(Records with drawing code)
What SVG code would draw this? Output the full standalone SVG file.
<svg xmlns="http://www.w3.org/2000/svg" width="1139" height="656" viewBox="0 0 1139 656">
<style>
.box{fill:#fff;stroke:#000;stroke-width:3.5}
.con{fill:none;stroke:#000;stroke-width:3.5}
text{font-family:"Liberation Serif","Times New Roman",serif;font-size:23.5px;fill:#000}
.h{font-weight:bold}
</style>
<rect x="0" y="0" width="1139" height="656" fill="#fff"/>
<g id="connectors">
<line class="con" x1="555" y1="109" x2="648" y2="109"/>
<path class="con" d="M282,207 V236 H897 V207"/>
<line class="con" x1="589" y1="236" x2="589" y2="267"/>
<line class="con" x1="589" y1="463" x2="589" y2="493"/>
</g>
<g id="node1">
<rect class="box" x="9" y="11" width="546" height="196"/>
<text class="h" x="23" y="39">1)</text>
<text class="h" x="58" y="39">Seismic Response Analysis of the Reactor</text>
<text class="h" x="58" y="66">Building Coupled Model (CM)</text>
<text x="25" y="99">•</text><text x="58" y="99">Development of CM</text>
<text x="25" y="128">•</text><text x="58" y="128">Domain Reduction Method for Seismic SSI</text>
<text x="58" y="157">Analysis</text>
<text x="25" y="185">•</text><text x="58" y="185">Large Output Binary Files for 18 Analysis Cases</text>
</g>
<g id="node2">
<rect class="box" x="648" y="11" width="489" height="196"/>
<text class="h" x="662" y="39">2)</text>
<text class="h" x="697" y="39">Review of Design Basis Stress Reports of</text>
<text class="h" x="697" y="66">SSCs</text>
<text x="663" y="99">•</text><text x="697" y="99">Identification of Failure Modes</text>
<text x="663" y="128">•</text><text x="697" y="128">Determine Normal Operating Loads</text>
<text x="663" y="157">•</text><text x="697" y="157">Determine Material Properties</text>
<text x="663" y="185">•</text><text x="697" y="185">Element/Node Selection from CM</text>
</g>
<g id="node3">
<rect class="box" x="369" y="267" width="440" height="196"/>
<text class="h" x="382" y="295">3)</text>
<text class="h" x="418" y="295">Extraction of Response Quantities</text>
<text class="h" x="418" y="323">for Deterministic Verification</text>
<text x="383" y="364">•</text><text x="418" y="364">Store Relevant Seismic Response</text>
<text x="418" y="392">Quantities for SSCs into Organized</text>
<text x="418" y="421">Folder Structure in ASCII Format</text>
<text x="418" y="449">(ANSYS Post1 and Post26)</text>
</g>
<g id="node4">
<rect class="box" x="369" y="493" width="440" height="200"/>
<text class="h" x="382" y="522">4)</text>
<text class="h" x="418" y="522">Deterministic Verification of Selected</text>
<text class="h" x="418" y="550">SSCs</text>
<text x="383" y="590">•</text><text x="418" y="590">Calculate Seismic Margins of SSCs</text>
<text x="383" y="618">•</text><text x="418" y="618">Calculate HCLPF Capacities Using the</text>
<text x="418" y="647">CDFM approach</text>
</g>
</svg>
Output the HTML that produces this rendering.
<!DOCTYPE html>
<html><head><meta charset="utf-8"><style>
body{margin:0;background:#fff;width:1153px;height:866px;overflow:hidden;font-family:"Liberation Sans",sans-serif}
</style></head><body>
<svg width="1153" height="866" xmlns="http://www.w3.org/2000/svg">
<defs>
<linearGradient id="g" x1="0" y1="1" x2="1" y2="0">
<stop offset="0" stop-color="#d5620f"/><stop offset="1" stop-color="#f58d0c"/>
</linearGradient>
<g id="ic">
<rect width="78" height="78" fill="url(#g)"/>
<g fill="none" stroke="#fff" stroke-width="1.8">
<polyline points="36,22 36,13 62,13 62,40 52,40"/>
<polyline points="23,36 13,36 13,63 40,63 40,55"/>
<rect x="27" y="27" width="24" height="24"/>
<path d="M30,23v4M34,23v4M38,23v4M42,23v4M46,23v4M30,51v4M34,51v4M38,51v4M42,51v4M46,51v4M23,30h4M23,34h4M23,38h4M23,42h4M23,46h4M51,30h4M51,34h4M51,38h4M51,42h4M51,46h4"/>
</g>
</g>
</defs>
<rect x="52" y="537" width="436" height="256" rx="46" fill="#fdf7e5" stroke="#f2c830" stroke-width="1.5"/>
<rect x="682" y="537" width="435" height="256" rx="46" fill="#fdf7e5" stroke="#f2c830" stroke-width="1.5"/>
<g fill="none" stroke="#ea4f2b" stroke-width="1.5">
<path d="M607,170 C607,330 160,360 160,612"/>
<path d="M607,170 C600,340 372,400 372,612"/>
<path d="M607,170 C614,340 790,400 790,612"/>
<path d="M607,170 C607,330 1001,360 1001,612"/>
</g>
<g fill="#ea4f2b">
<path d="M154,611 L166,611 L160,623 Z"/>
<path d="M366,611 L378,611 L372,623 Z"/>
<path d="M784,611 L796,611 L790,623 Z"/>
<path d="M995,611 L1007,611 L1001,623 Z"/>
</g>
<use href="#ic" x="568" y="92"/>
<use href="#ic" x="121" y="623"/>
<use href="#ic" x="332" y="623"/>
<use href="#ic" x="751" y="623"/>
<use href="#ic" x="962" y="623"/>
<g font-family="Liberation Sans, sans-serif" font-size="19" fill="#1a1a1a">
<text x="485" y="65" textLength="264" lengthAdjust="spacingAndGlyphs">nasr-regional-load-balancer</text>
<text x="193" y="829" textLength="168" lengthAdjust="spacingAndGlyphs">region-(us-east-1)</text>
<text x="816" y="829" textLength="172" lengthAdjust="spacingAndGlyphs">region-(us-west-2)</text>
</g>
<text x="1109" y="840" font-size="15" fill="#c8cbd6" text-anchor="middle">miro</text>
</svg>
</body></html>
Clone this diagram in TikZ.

**Exercise:** Transcribe every record above exactly as it appears.

**Answer to this task:**
What SVG code would draw this? Output the full standalone SVG file.
<svg xmlns="http://www.w3.org/2000/svg" width="1139" height="656" viewBox="0 0 1139 656">
<style>
.box{fill:#fff;stroke:#000;stroke-width:3.5}
.con{fill:none;stroke:#000;stroke-width:3.5}
text{font-family:"Liberation Serif","Times New Roman",serif;font-size:23.5px;fill:#000}
.h{font-weight:bold}
</style>
<rect x="0" y="0" width="1139" height="656" fill="#fff"/>
<g id="connectors">
<line class="con" x1="555" y1="109" x2="648" y2="109"/>
<path class="con" d="M282,207 V236 H897 V207"/>
<line class="con" x1="589" y1="236" x2="589" y2="267"/>
<line class="con" x1="589" y1="463" x2="589" y2="493"/>
</g>
<g id="node1">
<rect class="box" x="9" y="11" width="546" height="196"/>
<text class="h" x="23" y="39">1)</text>
<text class="h" x="58" y="39">Seismic Response Analysis of the Reactor</text>
<text class="h" x="58" y="66">Building Coupled Model (CM)</text>
<text x="25" y="99">•</text><text x="58" y="99">Development of CM</text>
<text x="25" y="128">•</text><text x="58" y="128">Domain Reduction Method for Seismic SSI</text>
<text x="58" y="157">Analysis</text>
<text x="25" y="185">•</text><text x="58" y="185">Large Output Binary Files for 18 Analysis Cases</text>
</g>
<g id="node2">
<rect class="box" x="648" y="11" width="489" height="196"/>
<text class="h" x="662" y="39">2)</text>
<text class="h" x="697" y="39">Review of Design Basis Stress Reports of</text>
<text class="h" x="697" y="66">SSCs</text>
<text x="663" y="99">•</text><text x="697" y="99">Identification of Failure Modes</text>
<text x="663" y="128">•</text><text x="697" y="128">Determine Normal Operating Loads</text>
<text x="663" y="157">•</text><text x="697" y="157">Determine Material Properties</text>
<text x="663" y="185">•</text><text x="697" y="185">Element/Node Selection from CM</text>
</g>
<g id="node3">
<rect class="box" x="369" y="267" width="440" height="196"/>
<text class="h" x="382" y="295">3)</text>
<text class="h" x="418" y="295">Extraction of Response Quantities</text>
<text class="h" x="418" y="323">for Deterministic Verification</text>
<text x="383" y="364">•</text><text x="418" y="364">Store Relevant Seismic Response</text>
<text x="418" y="392">Quantities for SSCs into Organized</text>
<text x="418" y="421">Folder Structure in ASCII Format</text>
<text x="418" y="449">(ANSYS Post1 and Post26)</text>
</g>
<g id="node4">
<rect class="box" x="369" y="493" width="440" height="200"/>
<text class="h" x="382" y="522">4)</text>
<text class="h" x="418" y="522">Deterministic Verification of Selected</text>
<text class="h" x="418" y="550">SSCs</text>
<text x="383" y="590">•</text><text x="418" y="590">Calculate Seismic Margins of SSCs</text>
<text x="383" y="618">•</text><text x="418" y="618">Calculate HCLPF Capacities Using the</text>
<text x="418" y="647">CDFM approach</text>
</g>
</svg>
Output the HTML that produces this rendering.
<!DOCTYPE html>
<html><head><meta charset="utf-8"><style>
body{margin:0;background:#fff;width:1153px;height:866px;overflow:hidden;font-family:"Liberation Sans",sans-serif}
</style></head><body>
<svg width="1153" height="866" xmlns="http://www.w3.org/2000/svg">
<defs>
<linearGradient id="g" x1="0" y1="1" x2="1" y2="0">
<stop offset="0" stop-color="#d5620f"/><stop offset="1" stop-color="#f58d0c"/>
</linearGradient>
<g id="ic">
<rect width="78" height="78" fill="url(#g)"/>
<g fill="none" stroke="#fff" stroke-width="1.8">
<polyline points="36,22 36,13 62,13 62,40 52,40"/>
<polyline points="23,36 13,36 13,63 40,63 40,55"/>
<rect x="27" y="27" width="24" height="24"/>
<path d="M30,23v4M34,23v4M38,23v4M42,23v4M46,23v4M30,51v4M34,51v4M38,51v4M42,51v4M46,51v4M23,30h4M23,34h4M23,38h4M23,42h4M23,46h4M51,30h4M51,34h4M51,38h4M51,42h4M51,46h4"/>
</g>
</g>
</defs>
<rect x="52" y="537" width="436" height="256" rx="46" fill="#fdf7e5" stroke="#f2c830" stroke-width="1.5"/>
<rect x="682" y="537" width="435" height="256" rx="46" fill="#fdf7e5" stroke="#f2c830" stroke-width="1.5"/>
<g fill="none" stroke="#ea4f2b" stroke-width="1.5">
<path d="M607,170 C607,330 160,360 160,612"/>
<path d="M607,170 C600,340 372,400 372,612"/>
<path d="M607,170 C614,340 790,400 790,612"/>
<path d="M607,170 C607,330 1001,360 1001,612"/>
</g>
<g fill="#ea4f2b">
<path d="M154,611 L166,611 L160,623 Z"/>
<path d="M366,611 L378,611 L372,623 Z"/>
<path d="M784,611 L796,611 L790,623 Z"/>
<path d="M995,611 L1007,611 L1001,623 Z"/>
</g>
<use href="#ic" x="568" y="92"/>
<use href="#ic" x="121" y="623"/>
<use href="#ic" x="332" y="623"/>
<use href="#ic" x="751" y="623"/>
<use href="#ic" x="962" y="623"/>
<g font-family="Liberation Sans, sans-serif" font-size="19" fill="#1a1a1a">
<text x="485" y="65" textLength="264" lengthAdjust="spacingAndGlyphs">nasr-regional-load-balancer</text>
<text x="193" y="829" textLength="168" lengthAdjust="spacingAndGlyphs">region-(us-east-1)</text>
<text x="816" y="829" textLength="172" lengthAdjust="spacingAndGlyphs">region-(us-west-2)</text>
</g>
<text x="1109" y="840" font-size="15" fill="#c8cbd6" text-anchor="middle">miro</text>
</svg>
</body></html>
Clone this diagram in TikZ.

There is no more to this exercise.